Unravelling the great secret behind Pedro Sánchez's letter

Keep in mind that the verb ‘resign’ is not in Pedro Sánchez Pérez-Castejón's personal dictionary. But, if you have nothing better to do, you can waste your time racking your brains and continue plucking the daisy: if he will resign, he won't resign, if he will resign, he won't resign...
The three-page letter he circulated on Wednesday afternoon, 24 April, has been scrutinised in minute detail by the most prestigious political analysts. However, none of them have found the key to one of the phrases that his ardent admirers say the beloved leader himself has written.

And yet the decision to be taken by the president is already expressed in the text. It is there, right under our noses. Had it not been for my masked infiltrator in the BATAPLOF, the Battalion of Advisors of the Moncloa Palace, the surprise we would have been in for next Monday, with the whole of Spain and the world in a state of shock, would have been morroccotic.
As is well known, the President's missive, disseminated via the Social Network X, reveals that he is reserving five days to ‘reflect and decide which path to take’. I underline it and put it in italics: to reflect in order to decide the WAY he is going to take.

The way, that's the key
Attention!
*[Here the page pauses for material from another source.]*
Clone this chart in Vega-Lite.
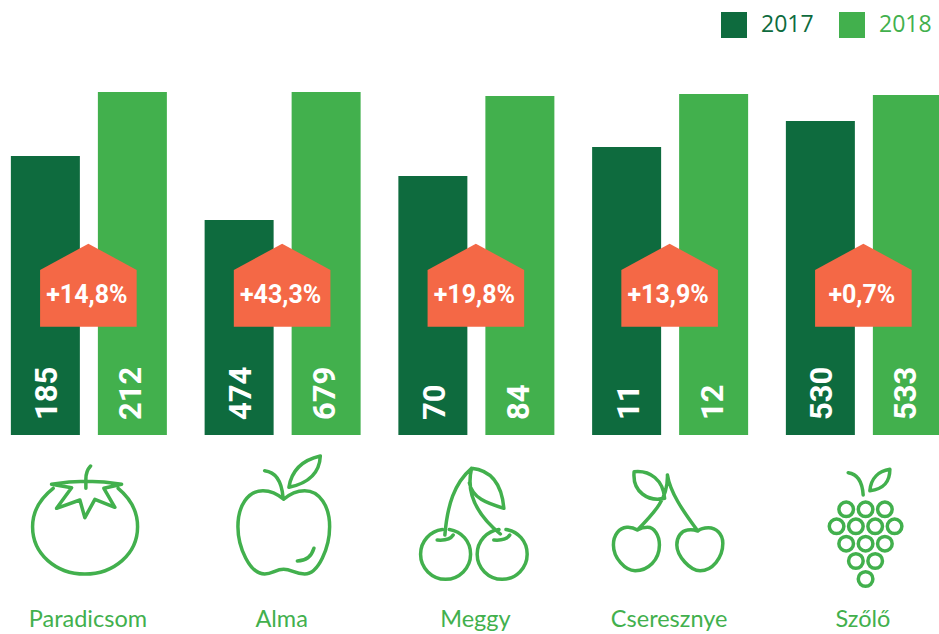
{
"$schema":"https://vega.github.io/schema/vega-lite/v6.json",
"width":939,"height":634,"padding":0,"autosize":{"type":"none"},
"background":"white",
"config":{"view":{"stroke":null}},
"datasets":{
"bars":[
{"fruit":"Paradicsom","year":"2017","value":185,"barHeight":279},
{"fruit":"Paradicsom","year":"2018","value":212,"barHeight":343},
{"fruit":"Alma","year":"2017","value":474,"barHeight":215},
{"fruit":"Alma","year":"2018","value":679,"barHeight":343},
{"fruit":"Meggy","year":"2017","value":70,"barHeight":259},
{"fruit":"Meggy","year":"2018","value":84,"barHeight":339},
{"fruit":"Cseresznye","year":"2017","value":11,"barHeight":288},
{"fruit":"Cseresznye","year":"2018","value":12,"barHeight":341},
{"fruit":"Szőlő","year":"2017","value":530,"barHeight":314},
{"fruit":"Szőlő","year":"2018","value":533,"barHeight":340}
],
"fruits":[
{"fruit":"Paradicsom","change":"+14,8%"},
{"fruit":"Alma","change":"+43,3%"},
{"fruit":"Meggy","change":"+19,8%"},
{"fruit":"Cseresznye","change":"+13,9%"},
{"fruit":"Szőlő","change":"+0,7%"}
]},
"encoding":{
"x":{"field":"fruit","type":"nominal","axis":null,"scale":{"domain":["Paradicsom","Alma","Meggy","Cseresznye","Szőlő"],"range":[-8,960.75],"paddingInner":0,"paddingOuter":0}}
},
"layer":[
{"data":{"name":"bars"},"mark":{"type":"bar","width":69,"cornerRadius":0},
"encoding":{
"xOffset":{"field":"year","type":"nominal","scale":{"domain":["2017","2018"],"paddingInner":0.207,"paddingOuter":0.217}},
"y":{"field":"barHeight","type":"quantitative","axis":null,"scale":{"domain":[-199,435],"range":[634,0],"nice":false,"zero":false}},
"y2":{"datum":0},
"color":{"field":"year","type":"nominal","scale":{"domain":["2017","2018"],"range":["#0e6b3e","#42b04d"]},
"legend":{"title":null,"orient":"none","legendX":721,"legendY":12,"direction":"horizontal","columns":2,"symbolType":"square","symbolSize":676,"symbolStrokeWidth":0,"symbolOpacity":1,"labelFont":"Open Sans","labelFontSize":23,"labelOffset":14,"columnPadding":25,"padding":0,"labelColor":"#0e6b3e",
"encode":{"labels":{"update":{"fill":{"signal":"datum.label=='2017'?'#0e6b3e':'#42b04d'"}}}}}}
}},
{"data":{"name":"bars"},"transform":[{"filter":"datum.year=='2017'"}],"mark":{"type":"text","angle":270,"align":"left","baseline":"middle","font":"Roboto","fontWeight":"bold","fontSize":31,"fill":"white","dy":3},
"encoding":{
"xOffset":{"field":"year","type":"nominal"},
"y":{"datum":15},
"text":{"field":"value","type":"nominal"}
}},
{"data":{"name":"bars"},"transform":[{"filter":"datum.year=='2018'"}],"mark":{"type":"text","angle":270,"align":"left","baseline":"middle","font":"Roboto","fontWeight":"bold","fontSize":31,"fill":"white"},
"encoding":{
"xOffset":{"field":"year","type":"nominal"},
"y":{"datum":15},
"text":{"field":"value","type":"nominal"}
}},
{"data":{"name":"fruits"},"mark":{"type":"point","filled":true,"opacity":1,"size":4,"fill":"#f46846","stroke":null,"shape":"M-48.8 41.7L-48.8 -15L-0.5 -41.3L47.8 -15L47.8 41.7Z"},
"encoding":{"y":{"datum":150}}},
{"data":{"name":"fruits"},"mark":{"type":"text","align":"center","baseline":"middle","font":"Roboto","fontWeight":"bold","fontSize":25,"fill":"white","dx":-2},
"encoding":{"y":{"datum":140},"text":{"field":"change","type":"nominal"}}},
{"data":{"name":"fruits"},"mark":{"type":"point","filled":false,"opacity":1,"size":4,"stroke":"#42b04d","strokeWidth":3.5,"strokeCap":"round","strokeJoin":"round"},
"encoding":{"y":{"datum":-95},
"shape":{"field":"fruit","type":"nominal","legend":null,"scale":{"domain":["Paradicsom","Alma","Meggy","Cseresznye","Szőlő"],"range":[
"M-35.7 -41.7C-48 -32 -56.3 -19 -56.3 -3.3C-56.3 24 -33 44 -4 44C25 44 48.7 24 48.7 -3.3C48.7 -19 41 -32 29.3 -41.7M-37.3 -45.7Q-2.3 -51.7 32.7 -45.7L15 -41.7L26 -22.7L6 -30.7L-4 -12.3L-9 -30L-32.3 -21.7L-17.3 -42.3L-37.3 -45.7M-3 -41.7L-3 -51Q-3 -59 1.7 -64",
"M1 -30.7C-5 -36 -12 -39.3 -19.7 -39.3C-35 -39.3 -44.7 -24 -44.7 -3.3C-44.7 17 -33 44 -18 44C-10 44 -7 39.3 1 39.3C9 39.3 12 44 22 44C36 44 47 17 47 -3.3C47 -24 37 -39.3 22 -39.3C14 -39.3 7 -36 1 -30.7ZM0.3 -33.3C-1 -48 -7 -58 -18 -59.3M6.3 -42.7C9 -60 20 -70 37.7 -74C37 -58 27 -47 6.3 -42.7ZM31.3 18.3C29 26 24 31 14.7 31",
"M-34 -0.5C-46 1 -55.8 11 -55.8 24.3C-55.8 38 -44.6 49.3 -30.8 49.3C-17 49.3 -5.8 38 -5.8 24.3C-5.8 11 -15 1.5 -27 -0.5M-39.2 10Q-27 11 -23.2 5M22.6 -0.5C10.6 1 0.8 11 0.8 24.3C0.8 38 12 49.3 25.8 49.3C39.6 49.3 50.8 38 50.8 24.3C50.8 11 41.6 1.5 29.6 -0.5M17.4 10Q29.6 11 33.4 5M-31.5 5C-29 -25 -22 -47 -4.8 -61.7M-4.8 -61.7C-10 -40 -3 -18 24 4M-4.8 -61.7C12 -60 25 -50 27.5 -21.7C10 -27 -4 -32 -7 -47",
"M-32.7 0C-36 -2 -40 -3 -43.3 -2.7C-51 -2 -56.7 5 -56.7 15C-56.7 28 -45 40.7 -35 40.7C-22 40.7 -10.7 30 -10.7 15C-10.7 5 -16 -2.7 -22.7 -2.7C-26 -2.7 -30 -1.5 -32.7 0ZM27.7 1C25 0 20 -0.5 17.3 0C11 1 6.7 7 6.7 15C6.7 26 20 40.7 30 40.7C42 40.7 52.7 28 52.7 13.3C52.7 4 46 -2.3 38.3 -2.3C34 -2.3 30 -1 27.7 1ZM-32.7 0C-15 -18 -2 -32 -2.7 -55M-2.7 -55C0 -38 12 -20 27.7 1M-36 -58.3C-20 -60 -7 -50 -5.5 -31.7C-22 -28 -38 -38 -36 -58.3Z",
"M-25 -20.7A7.3 7.3 0 1 0 -10.4 -20.7A7.3 7.3 0 1 0 -25 -20.7ZM-5.6 -20.7A7.3 7.3 0 1 0 9 -20.7A7.3 7.3 0 1 0 -5.6 -20.7ZM13.7 -20.7A7.3 7.3 0 1 0 28.3 -20.7A7.3 7.3 0 1 0 13.7 -20.7ZM-34.6 -3.7A7.3 7.3 0 1 0 -20 -3.7A7.3 7.3 0 1 0 -34.6 -3.7ZM-15.3 -3.7A7.3 7.3 0 1 0 -0.7 -3.7A7.3 7.3 0 1 0 -15.3 -3.7ZM4 -3.7A7.3 7.3 0 1 0 18.6 -3.7A7.3 7.3 0 1 0 4 -3.7ZM23.4 -3.7A7.3 7.3 0 1 0 38 -3.7A7.3 7.3 0 1 0 23.4 -3.7ZM-25 13.7A7.3 7.3 0 1 0 -10.4 13.7A7.3 7.3 0 1 0 -25 13.7ZM-5.6 13.7A7.3 7.3 0 1 0 9 13.7A7.3 7.3 0 1 0 -5.6 13.7ZM13.7 13.7A7.3 7.3 0 1 0 28.3 13.7A7.3 7.3 0 1 0 13.7 13.7ZM-15.3 31A7.3 7.3 0 1 0 -0.7 31A7.3 7.3 0 1 0 -15.3 31ZM4 31A7.3 7.3 0 1 0 18.6 31A7.3 7.3 0 1 0 4 31ZM-5.6 49A7.3 7.3 0 1 0 9 49A7.3 7.3 0 1 0 -5.6 49ZM-0.7 -35C-1.5 -48 -6 -56 -15.7 -57.3M6 -39.3C7 -52 15 -59 26 -60.7C26 -48 20 -41 6 -39.3Z"
]}}}},
{"data":{"name":"fruits"},"mark":{"type":"text","align":"center","baseline":"middle","font":"Lato","fontSize":23.5,"fill":"#42b04d","dx":-1},
"encoding":{"y":{"datum":-185},"text":{"field":"fruit","type":"nominal"}}}
]
}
Pedro Sánchez is going to announce on Monday urbi et orbe that he is going to apply to join Opus Dei. This has been discovered by my astute spy, whom I will call ‘El topo de la Moncloa’ (the Moncloa mole) to preserve his identity.
The president has granted himself a period of five days to meditate on his immediate future. He has locked himself in the Moncloa Palace and is living like an anchorite, on water and garlic soup.

He is dedicated body and soul to reading, rereading and reflecting on the contents and recommendations of ‘The Way’, the book written by St. José María Escrivá de Balaguer, the guide of the members of the Prelature of the Holy Cross, better known as Opus Dei, to whom I dedicate all my consideration and respect.
As a repentant sinner, Pedro Sanchez wants to join the Work as a supernumerary and put his sorrowful life back on track. And two of his most faithful and blessed squires in the Executive are advising him and accompanying him in the momentous step he is about to take.
They are the first vice-president and head of the Treasury, Maria Jesús Montero, who applauds the president's every word and gesture. And the minister, Félix Bolaños, who identifies the right-wing political parties as a pack of hounds. But he does not dare with his Catalan and Basque separatist allies, who show no interest in condemning those who have shot innocent people in the head and in the back.

With a cilice to mortify himself
So I anticipate that on Monday, the television cameras will be able to observe a totally changed Pedro Sánchez. They will see a humble person, who has ignored his admirers and who is going to make public his firm decision to join Opus Dei. He is ready to abandon his path of sins and dedicate himself to a Christian life, devoted to doing good to left and right... especially to the left.
My mole in the Moncloa, looking through the keyhole of the president's office, tells me that he has seen that Sánchez has already made a kind of act of contrition. His new ideal is to reinvent himself and stop being considered a bad guy by a large part of the Spanish population and abroad.
Pedro wants to join the Opus Dei Prelature and dedicate himself to redeeming his great faults against all or many of the ten commandments of the Tablets of the Law. As a first step, the new Sanchez is going to recommend to his wife Begoña and his brother David that they divest themselves of whatever remains of the business set-up they have each built up.

The millions of euros that Begoña and David have allegedly earned by the sweat of their brows, Pedro seems to have asked them to please spend it on charity, on helping the underprivileged, on providing decent housing for squatters.
By the way, my mole in the Moncloa clarifies that the apparent anger shown by Pedro Sánchez in his appearance in Congress on 24 April was not such. His sorrowful, regretful face was due to the pain caused by the sackcloth he wore under his shirt. With this instrument of mortification around his waist, he was beginning the journey of purging his sins.
Others are not of the same opinion. They envisage that the president's last speech from his seat in Congress was the first act of a performance in front of the gallery, an operation organised by the BATAPLOF. Those who think so recall the tune sung back in the 1960s by the Cuban singer La Lupe, entitled ‘Teatro, lo tuyo es puro teatro’ (Theatre, yours is pure theatre). Monday will clear up the mystery, although as I have said on other occasions... I know you bacalao, even if you come in disguise.